«Печаль моя светла…» | страница 24
Что касается нас с Колей, то где-то, видимо, с ноября мы начали ходить на «детскую работу»: Коля – в школу, а я – в детский сад. У бедного Кольки школа началась со второго класса. Хотя родители с ним занимались, но все это было еще до войны. В годы оккупации очень все изменилось, в том числе и приоритеты. Если взрослые и спохватывались, что ребенок заброшен, то занятия велись урывками, в разное неудобное для его вольницы время, а потому не встречали у мальчишки большого энтузиазма. Читать и считать его учили при этом все и никто. Боюсь, что чаще всего этим человеком оказывалась 14-летняя Галочка, которая, догадываюсь, в ту пору была не слишком большим мастером педагогического труда, потому что брат бурно протестовал против ее учительских поползновений. Так что начало школы было для него не большим подарком, тем более трудным, что протекало без книг и тетрадей, без всяких системных навыков. Коля пошел в ближайшую только открытую после частичного восстановления русскую школу для мальчиков (№ 4). Это было в том дворе на улице Шевченко, где моя мама была случайно спасена от угона в Германию. Как помнится, очень скоро и она там стала работать библиотекарем (уроков французского тогда еще в школе не было). На моей памяти эта разрушенная бомбежками школа отстраивалась и расширялась лет пять.
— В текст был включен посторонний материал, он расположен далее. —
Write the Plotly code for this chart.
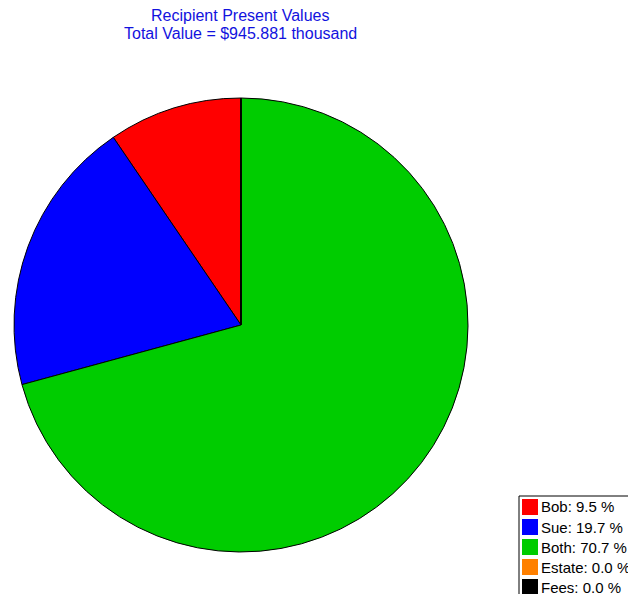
import plotly.graph_objects as go

# Shares of the total present value, in percent
recipients = ["Bob", "Sue", "Both", "Estate", "Fees"]
shares = [9.5, 19.7, 70.7, 0.0, 0.0]
slice_colors = ["#ff0000", "#0000ff", "#00cc00", "#ff8000", "#000000"]
total_value_thousand = 945.881

W, H = 628, 594


def px_x(x):
    return x / W


def px_y(y):
    return 1 - y / H


fig = go.Figure()

# Pie centred at (241, 325) with radius 227 px; the first slice begins at
# 12 o'clock and the slices run anticlockwise
cx, cy, r = 241, 325, 227
first_angle = shares[0] / sum(shares) * 360
fig.add_trace(go.Pie(
    labels=recipients,
    values=shares,
    sort=False,
    direction="counterclockwise",
    rotation=-first_angle,
    marker=dict(colors=slice_colors, line=dict(color="#000000", width=1)),
    textinfo="none",
    hoverinfo="label+percent",
    showlegend=False,
    domain=dict(x=[px_x(cx - r), px_x(cx + r)], y=[px_y(cy + r), px_y(cy - r)]),
))

# Title lines
title_color = "rgb(18,18,222)"
title_font = dict(family="Liberation Sans, Arial, sans-serif", size=16, color=title_color)
annotations = [
    dict(text="Recipient Present Values", x=px_x(240), y=px_y(16),
         xref="paper", yref="paper", xanchor="center", yanchor="middle",
         showarrow=False, font=title_font),
    dict(text=f"Total Value = ${total_value_thousand:.3f} thousand", x=px_x(240), y=px_y(34),
         xref="paper", yref="paper", xanchor="center", yanchor="middle",
         showarrow=False, font=title_font),
]

# Legend box in the lower-right corner
shapes = [dict(type="rect", xref="paper", yref="paper",
               x0=px_x(519), x1=px_x(W + 20), y0=px_y(H + 20), y1=px_y(496),
               line=dict(color="#000000", width=1), fillcolor="#ffffff", layer="above")]
leg_font = dict(family="Liberation Sans, Arial, sans-serif", size=15, color="#000000")
row0, step, sq = 507, 20, 16
for i, (name, share, col) in enumerate(zip(recipients, shares, slice_colors)):
    yc = row0 + i * step
    shapes.append(dict(type="rect", xref="paper", yref="paper",
                       x0=px_x(522), x1=px_x(522 + sq),
                       y0=px_y(yc + sq / 2), y1=px_y(yc - sq / 2),
                       line=dict(width=0), fillcolor=col, layer="above"))
    annotations.append(dict(text=f"{name}: {share:.1f} %", x=px_x(539), y=px_y(yc),
                            xref="paper", yref="paper", xanchor="left", yanchor="middle",
                            showarrow=False, font=leg_font))

fig.update_layout(
    width=W, height=H,
    margin=dict(l=0, r=0, t=0, b=0),
    paper_bgcolor="#ffffff",
    plot_bgcolor="#ffffff",
    annotations=annotations,
    shapes=shapes,
)

fig.write_html("out.html")
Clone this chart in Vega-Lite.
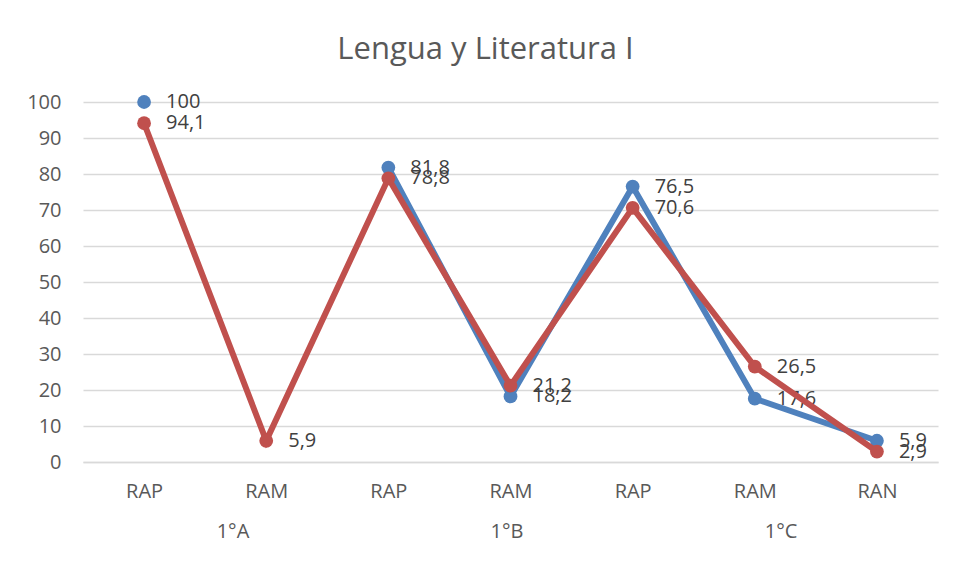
{
  "$schema": "https://vega.github.io/schema/vega-lite/v6.json",
  "width": 855,
  "height": 360,
  "autosize": {"type": "none"},
  "padding": {"left": 83, "top": 102, "right": 19, "bottom": 113},
  "background": "white",
  "config": {
    "locale": {"number": {"decimal": ",", "thousands": ".", "grouping": [3], "currency": ["", " €"]}},
    "view": {"stroke": null},
    "font": "Open Sans"
  },
  "title": {
    "text": "Lengua y Literatura I",
    "font": "Open Sans",
    "fontSize": 31,
    "fontWeight": "normal",
    "color": "#595959",
    "anchor": "middle",
    "dx": -25,
    "baseline": "alphabetic",
    "offset": 0
  },
  "data": {
    "values": [
      {"cat": "RAP 1°A", "serie": "Serie 1", "valor": 100},
      {"cat": "RAM 1°A", "serie": "Serie 1", "valor": null},
      {"cat": "RAP 1°B", "serie": "Serie 1", "valor": 81.8},
      {"cat": "RAM 1°B", "serie": "Serie 1", "valor": 18.2},
      {"cat": "RAP 1°C", "serie": "Serie 1", "valor": 76.5},
      {"cat": "RAM 1°C", "serie": "Serie 1", "valor": 17.6},
      {"cat": "RAN 1°C", "serie": "Serie 1", "valor": 5.9},
      {"cat": "RAP 1°A", "serie": "Serie 2", "valor": 94.1},
      {"cat": "RAM 1°A", "serie": "Serie 2", "valor": 5.9},
      {"cat": "RAP 1°B", "serie": "Serie 2", "valor": 78.8},
      {"cat": "RAM 1°B", "serie": "Serie 2", "valor": 21.2},
      {"cat": "RAP 1°C", "serie": "Serie 2", "valor": 70.6},
      {"cat": "RAM 1°C", "serie": "Serie 2", "valor": 26.5},
      {"cat": "RAN 1°C", "serie": "Serie 2", "valor": 2.9}
    ]
  },
  "layer": [
    {
      "encoding": {
        "x": {
          "field": "cat",
          "type": "ordinal",
          "sort": null,
          "scale": {"type": "point", "padding": 0.5},
          "axis": {
            "orient": "bottom",
            "title": null,
            "labelExpr": "split(datum.label, ' ')[0]",
            "labelAngle": 0,
            "labelFont": "Open Sans",
            "labelFontSize": 20,
            "labelColor": "#595959",
            "labelPadding": 19,
            "ticks": false,
            "grid": false,
            "domainColor": "#d9d9d9",
            "domainWidth": 1.5
          }
        },
        "y": {
          "field": "valor",
          "type": "quantitative",
          "scale": {"domain": [0, 100], "nice": false},
          "axis": {
            "title": null,
            "values": [0, 10, 20, 30, 40, 50, 60, 70, 80, 90, 100],
            "labelFont": "Open Sans",
            "labelFontSize": 20,
            "labelColor": "#595959",
            "labelPadding": 22,
            "ticks": false,
            "domain": false,
            "gridColor": "#d9d9d9",
            "gridWidth": 1.5
          }
        },
        "color": {
          "field": "serie",
          "type": "nominal",
          "scale": {"domain": ["Serie 1", "Serie 2"], "range": ["#4F81BD", "#C0504D"]},
          "legend": null
        }
      },
      "layer": [
        {
          "transform": [{"filter": "datum.serie === 'Serie 1'"}],
          "layer": [
            {"mark": {"type": "line", "strokeWidth": 6, "invalid": "break-paths-show-domains"}},
            {"transform": [{"filter": "isValid(datum.valor)"}], "mark": {"type": "circle", "size": 190, "opacity": 1}},
            {
              "transform": [{"filter": "isValid(datum.valor)"}],
              "mark": {"type": "text", "align": "left", "baseline": "middle", "dx": 22, "fontSize": 20, "font": "Open Sans"},
              "encoding": {"text": {"field": "valor", "type": "quantitative", "format": ".1~f"}, "color": {"value": "#404040"}}
            }
          ]
        },
        {
          "transform": [{"filter": "datum.serie === 'Serie 2'"}],
          "layer": [
            {"mark": {"type": "line", "strokeWidth": 6, "invalid": "break-paths-show-domains"}},
            {"transform": [{"filter": "isValid(datum.valor)"}], "mark": {"type": "circle", "size": 190, "opacity": 1}},
            {
              "transform": [{"filter": "isValid(datum.valor)"}],
              "mark": {"type": "text", "align": "left", "baseline": "middle", "dx": 22, "fontSize": 20, "font": "Open Sans"},
              "encoding": {"text": {"field": "valor", "type": "quantitative", "format": ".1~f"}, "color": {"value": "#404040"}}
            }
          ]
        }
      ]
    },
    {
      "data": {"values": [{"grupo": "1°A"}, {"grupo": "1°B"}, {"grupo": "1°C"}]},
      "mark": {"type": "text", "text": ""},
      "encoding": {
        "x": {
          "field": "grupo",
          "type": "ordinal",
          "sort": null,
          "scale": {"type": "point", "padding": 0.56},
          "axis": {
            "orient": "bottom",
            "title": null,
            "offset": 40,
            "labelAngle": 0,
            "labelFont": "Open Sans",
            "labelFontSize": 20,
            "labelColor": "#595959",
            "labelPadding": 19,
            "labelOffset": -4,
            "ticks": false,
            "grid": false,
            "domain": false
          }
        }
      }
    }
  ],
  "resolve": {"scale": {"x": "independent"}}
}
С моей грамотностью все казалось проще: я крутилась где-то рядом, когда родители занимались с Колей, и научилась читать незаметно и очень рано, как говорила мама, еще «до войны», всего лишь присутствуя при целенаправленном обучении брата.
Если летом наше вольное житье было мало связано с книгами и протекало на улице – в саду, во дворе, в ближайших походах за травой или за козами на недалекое пастбище, то поздней осенью и зимой, конечно, все было не так. В первый год оккупации, когда был еще жив дядя Антон, а Сережка был еще совсем крошечный и все спал, спал, я, пятилетняя, вертелась больше всех возле нашего больного, «помогая» дяде Антону тем, что подавала то молоток, то колодку, то деревянные гвоздики для забивки в сапожные подметки. Помню, что с большим удовольствием слушала его колоритные рассказы (разумеется, на его родном украинском языке, который в нашем доме тогда звучал именно в его речи), причем часто в ответ на мои расспросы о Галочке в ее бытность маленькой. И сейчас как будто слышу его голос: «Та вже була ще та коза: майже з двох рокив усе крутылася биля дзэркала, дзэркала» («Та была еще та коза: чуть ли не с двух лет все крутилась у зеркала, зеркала»). Тут он смешно изобразил ее кокетство головой и руками, в одной из которых был молоток. Когда он мне объяснял, что такое «намысто», вдруг встал со своей обычной табуретки, потянулся к шкафчику и подарил мне образец – нитку коралловых бус, чуть меньшую, чем была у Галочки. Объяснял он мне не только некоторые слова. Это он научил меня считать на счетах, и даже помню его счастливо найденную для дошкольницы мотивацию: ведь не хочу же я, чтобы обо мне говорили «Та воно ще дурнэ» – «Та оно еще дурное». Кашлял он всегда очень аккуратно, отворачиваясь и прикрываясь рукой, причем всегда сплевывал в специальную темного стекла баночку, на которой завинчивалась крышка и к которой не разрешал даже прикасаться.